Apesar de todas as dificuldades que se avizinham em cada um de nós, nem tudo é mau, foi com satisfação que verificamos o trabalho que tem sido desenvolvido em prol da limpeza das ribeiras afluentes do rio Unhais, junto aos povoados, que nos permitiu a passagem em locais que até há pouco tempo nos eram inacessíveis. Um trabalho gigantesco que deixa a nu não só parte das margens como também as linhas de água. Como é sobejamente conhecido, não é um trabalho fácil, atendendo às difíceis acessibilidades e à vastidão da vegetação. Uma selva que engloba árvores de grande porte como: acácias, salgueiros, pinheiros, eucaliptos e amieiros. Tudo envolvido por silvas e vegetação rasteira que impossibilita qualquer movimento. Atendendo a que a natureza se transforma, em cada dia que passa, e a desertificação vai alterando a paisagem de forma irreversível, pensamos que pouco haverá a fazer atendendo a que a limpeza é, economicamente, inexecutável.

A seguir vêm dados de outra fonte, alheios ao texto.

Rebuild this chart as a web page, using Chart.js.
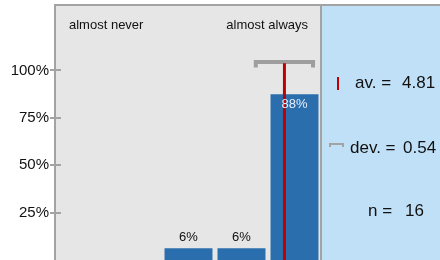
<!DOCTYPE html>
<html>
<head>
<meta charset="utf-8">
<script src="https://cdn.jsdelivr.net/npm/chart.js@4/dist/chart.umd.min.js"></script>
<style>
  html, body { margin: 0; padding: 0; background: #fff; }
  canvas { display: block; }
</style>
</head>
<body>
<canvas id="chartCanvas" width="440" height="260"></canvas>
<script>
const categories = ["1", "2", "3", "4", "5"];
const shares = [0, 0, 6.25, 6.25, 87.5];
const yTicks = [25, 50, 75, 100];
const scaleEnds = ["almost never", "almost always"];
const average = 4.81;
const deviation = 0.54;
const count = 16;

const FONT = "'Liberation Sans', Arial, sans-serif";
const GRAY = "#a3a3a3";

const frame = {
  id: "frame",
  beforeDraw(c) {
    const ctx = c.ctx;
    const a = c.chartArea;
    ctx.save();
    ctx.fillStyle = "#e6e6e6";
    ctx.fillRect(a.left, a.top, a.right - a.left, a.bottom - a.top);
    ctx.fillStyle = "#bfe0f7";
    ctx.fillRect(a.right + 1, a.top, c.width - a.right, a.bottom - a.top);
    ctx.restore();
  },
  afterDraw(c) {
    const ctx = c.ctx;
    const a = c.chartArea;
    const y = c.scales.y;
    ctx.save();
    ctx.strokeStyle = GRAY;
    ctx.lineWidth = 2;
    ctx.beginPath();
    ctx.moveTo(a.left - 1, a.top - 1);
    ctx.lineTo(c.width, a.top - 1);
    ctx.moveTo(a.left - 1, a.top - 2);
    ctx.lineTo(a.left - 1, a.bottom);
    ctx.moveTo(a.right, a.top - 2);
    ctx.lineTo(a.right, a.bottom);
    yTicks.forEach(v => {
      const py = Math.round(y.getPixelForValue(v));
      ctx.moveTo(a.left - 6, py);
      ctx.lineTo(a.left + 5, py);
    });
    ctx.stroke();

    // scale end captions
    ctx.fillStyle = "#111";
    ctx.font = "13px " + FONT;
    ctx.textBaseline = "alphabetic";
    ctx.textAlign = "left";
    ctx.fillText(scaleEnds[0], a.left + 13, 29);
    ctx.textAlign = "right";
    ctx.fillText(scaleEnds[1], a.right - 13, 29);

    // side panel
    ctx.fillStyle = "#c00000";
    ctx.fillRect(337, 77, 2, 13);
    ctx.strokeStyle = GRAY;
    ctx.lineWidth = 2;
    ctx.beginPath();
    ctx.moveTo(330, 147);
    ctx.lineTo(330, 144);
    ctx.lineTo(343, 144);
    ctx.lineTo(343, 147);
    ctx.stroke();

    ctx.fillStyle = "#111";
    ctx.font = "17px " + FONT;
    ctx.textAlign = "left";
    ctx.fillText("av. =", 355, 88);
    ctx.fillText(average.toFixed(2), 402, 88);
    ctx.fillText("dev. =", 350, 153);
    ctx.fillText(deviation.toFixed(2), 403, 153);
    ctx.fillText("n =", 368, 216);
    ctx.fillText(String(count), 405, 216);
    ctx.restore();
  }
};

const barLabels = {
  id: "barLabels",
  afterDatasetsDraw(c) {
    const ctx = c.ctx;
    const meta = c.getDatasetMeta(0);
    ctx.save();
    ctx.font = "13px " + FONT;
    ctx.textAlign = "center";
    ctx.textBaseline = "alphabetic";
    meta.data.forEach((bar, i) => {
      const v = shares[i];
      if (!v) return;
      const txt = Math.round(v) + "%";
      if (v > 50) {
        ctx.fillStyle = "#e8eef7";
        ctx.fillText(txt, bar.x, bar.y + 14);
      } else {
        ctx.fillStyle = "#111";
        ctx.fillText(txt, bar.x, bar.y - 7);
      }
    });
    ctx.restore();
  }
};

new Chart(chartCanvas, {
  data: {
    labels: categories,
    datasets: [
      {
        type: "bar",
        data: shares,
        backgroundColor: "#2b6ead",
        borderWidth: 0,
        grouped: false,
        categoryPercentage: 1,
        barPercentage: 0.905,
        xAxisID: "x",
        order: 3
      },
      {
        type: "line",
        data: [
          { x: average - deviation, y: 101.5 },
          { x: average - deviation, y: 104.5 },
          { x: average + deviation, y: 104.5 },
          { x: average + deviation, y: 101.5 }
        ],
        borderColor: "#9e9e9e",
        borderWidth: 4,
        borderJoinStyle: "miter",
        borderCapStyle: "butt",
        pointRadius: 0,
        tension: 0,
        xAxisID: "x2",
        order: 2
      },
      {
        type: "line",
        data: [
          { x: average, y: 0 },
          { x: average, y: 103.8 }
        ],
        borderColor: "#c00000",
        borderWidth: 3,
        borderCapStyle: "butt",
        pointRadius: 0,
        xAxisID: "x2",
        order: 1
      }
    ]
  },
  options: {
    responsive: false,
    animation: false,
    layout: { padding: { left: 0, top: 6, right: 119, bottom: 0 } },
    plugins: {
      legend: { display: false },
      tooltip: { enabled: false }
    },
    scales: {
      x: { type: "category", display: false, offset: true },
      x2: { type: "linear", display: false, min: 0.5, max: 5.5 },
      y: {
        min: 0,
        max: 134,
        afterFit(scale) {
          scale.width = 56;
          scale.paddingTop = 0;
          scale.paddingBottom = 0;
        },
        afterBuildTicks(scale) { scale.ticks = yTicks.map(v => ({ value: v })); },
        grid: { display: false, drawTicks: false },
        border: { display: false },
        ticks: {
          padding: 7,
          color: "#111",
          font: { family: FONT, size: 15 },
          callback: v => v + "%"
        }
      }
    }
  },
  plugins: [frame, barLabels]
});
</script>
</body>
</html>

                No final da jornada regressámos a casa, e embora as capturas não tenham correspondido às expectativas, com o sentimento de que passamos um dia em puro convívio com a natureza agreste. Sem esquecer o excelente almoço que é, nas atuais circunstâncias, um dos melhores motivos para visitar a nossa Serra. Mas, ainda assim, cientes que estará próximo o tempo de arrumar o material de pesca.